Requirements: Give back the full listing, character for character, with no pictures.

Dataset excerpt:

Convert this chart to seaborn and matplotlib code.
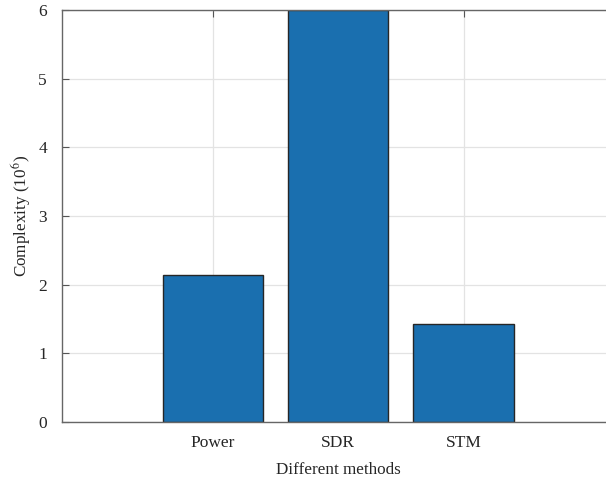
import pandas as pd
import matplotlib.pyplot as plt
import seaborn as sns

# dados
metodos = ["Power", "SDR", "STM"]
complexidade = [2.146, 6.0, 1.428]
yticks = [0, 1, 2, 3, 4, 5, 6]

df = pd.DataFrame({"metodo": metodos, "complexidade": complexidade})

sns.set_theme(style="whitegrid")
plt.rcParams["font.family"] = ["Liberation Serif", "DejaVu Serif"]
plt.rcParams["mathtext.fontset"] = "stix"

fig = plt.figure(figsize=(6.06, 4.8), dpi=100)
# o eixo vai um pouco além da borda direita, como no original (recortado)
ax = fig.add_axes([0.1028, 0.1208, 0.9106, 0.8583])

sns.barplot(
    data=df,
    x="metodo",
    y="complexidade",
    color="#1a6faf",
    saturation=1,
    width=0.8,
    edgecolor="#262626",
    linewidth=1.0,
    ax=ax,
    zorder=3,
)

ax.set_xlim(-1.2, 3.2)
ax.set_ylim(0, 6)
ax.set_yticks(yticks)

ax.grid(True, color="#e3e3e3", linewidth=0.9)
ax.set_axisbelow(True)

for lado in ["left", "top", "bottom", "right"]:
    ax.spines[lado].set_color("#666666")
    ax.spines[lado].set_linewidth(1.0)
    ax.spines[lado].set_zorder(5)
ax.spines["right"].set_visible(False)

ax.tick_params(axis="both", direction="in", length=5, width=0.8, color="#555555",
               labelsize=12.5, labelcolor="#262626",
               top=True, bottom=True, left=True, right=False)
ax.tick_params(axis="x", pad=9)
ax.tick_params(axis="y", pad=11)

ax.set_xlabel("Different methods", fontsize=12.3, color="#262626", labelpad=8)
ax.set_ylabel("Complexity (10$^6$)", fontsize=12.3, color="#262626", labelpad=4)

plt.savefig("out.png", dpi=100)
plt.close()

Task response:
Convert this chart to seaborn and matplotlib code.
import pandas as pd
import matplotlib.pyplot as plt
import seaborn as sns

# dados
metodos = ["Power", "SDR", "STM"]
complexidade = [2.146, 6.0, 1.428]
yticks = [0, 1, 2, 3, 4, 5, 6]

df = pd.DataFrame({"metodo": metodos, "complexidade": complexidade})

sns.set_theme(style="whitegrid")
plt.rcParams["font.family"] = ["Liberation Serif", "DejaVu Serif"]
plt.rcParams["mathtext.fontset"] = "stix"

fig = plt.figure(figsize=(6.06, 4.8), dpi=100)
# o eixo vai um pouco além da borda direita, como no original (recortado)
ax = fig.add_axes([0.1028, 0.1208, 0.9106, 0.8583])

sns.barplot(
    data=df,
    x="metodo",
    y="complexidade",
    color="#1a6faf",
    saturation=1,
    width=0.8,
    edgecolor="#262626",
    linewidth=1.0,
    ax=ax,
    zorder=3,
)

ax.set_xlim(-1.2, 3.2)
ax.set_ylim(0, 6)
ax.set_yticks(yticks)

ax.grid(True, color="#e3e3e3", linewidth=0.9)
ax.set_axisbelow(True)

for lado in ["left", "top", "bottom", "right"]:
    ax.spines[lado].set_color("#666666")
    ax.spines[lado].set_linewidth(1.0)
    ax.spines[lado].set_zorder(5)
ax.spines["right"].set_visible(False)

ax.tick_params(axis="both", direction="in", length=5, width=0.8, color="#555555",
               labelsize=12.5, labelcolor="#262626",
               top=True, bottom=True, left=True, right=False)
ax.tick_params(axis="x", pad=9)
ax.tick_params(axis="y", pad=11)

ax.set_xlabel("Different methods", fontsize=12.3, color="#262626", labelpad=8)
ax.set_ylabel("Complexity (10$^6$)", fontsize=12.3, color="#262626", labelpad=4)

plt.savefig("out.png", dpi=100)
plt.close()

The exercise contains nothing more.